Researchers uncovered a concerning development in Ivanti VPN

New information reveals that hackers are exploiting a third vulnerability in Ivanti’s popular enterprise VPN appliance. Recently, Ivanti, a Utah-based IT software company, disclosed the discovery of two additional security flaws, identified as CVE-2024-21888 and CVE-2024-21893, in Connect Secure, its widely used remote access VPN solution. Ivanti’s customer base of over 40,000 includes universities, healthcare institutions, and banks, enabling their employees to access systems remotely.

Shortly after Ivanti acknowledged two previous bugs in Connect Secure, identified as CVE-2023-46805 and CVE-2024-21887, security experts revealed that Chinese-backed hackers had been using them to infiltrate customer networks and pilfer data since December. Now, it’s been observed that one of the newly found vulnerabilities, CVE-2024-21893, specifically a server-side request forgery flaw, is being widely exploited.

Even though Ivanti has fixed the vulnerabilities, security experts predict that more organizations will be affected as more hacking groups exploit the weakness. Steven Adair, the founder of cybersecurity firm Volexity, which monitors the exploitation of Ivanti vulnerabilities, cautioned that with the public availability of proof-of-concept exploit code; any unpatched web-enabled devices might be compromised.

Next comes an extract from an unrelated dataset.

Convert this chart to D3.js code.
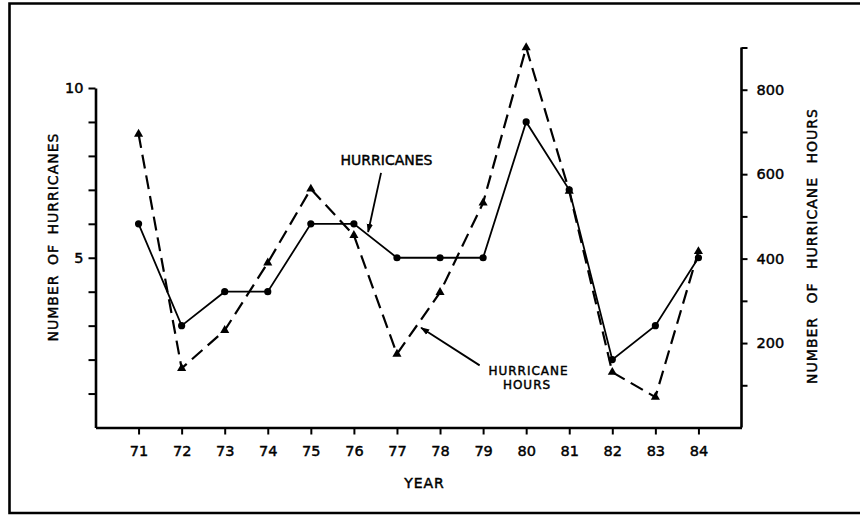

Piotr Kijewski, CEO of Shadowserver Foundation, a nonprofit that monitors the internet for exploitation, reported that they’ve seen over 630 different IP addresses trying to exploit the server-side flaw. This flaw enables attackers to access data on vulnerable devices.

Compared to last week’s count of 170 unique IPs attempting to exploit the vulnerability, there has been a significant increase. An examination of the new server-side flaw reveals that it can bypass Ivanti’s original mitigation measures for the initial exploit chain involving the first two vulnerabilities, making those pre-patch efforts ineffective.

Kijewski mentioned that Shadowserver was monitoring approximately 20,800 Ivanti Connect Secure devices accessible online, down from 22,500. However, it’s uncertain how many of these Ivanti devices are susceptible to exploitation.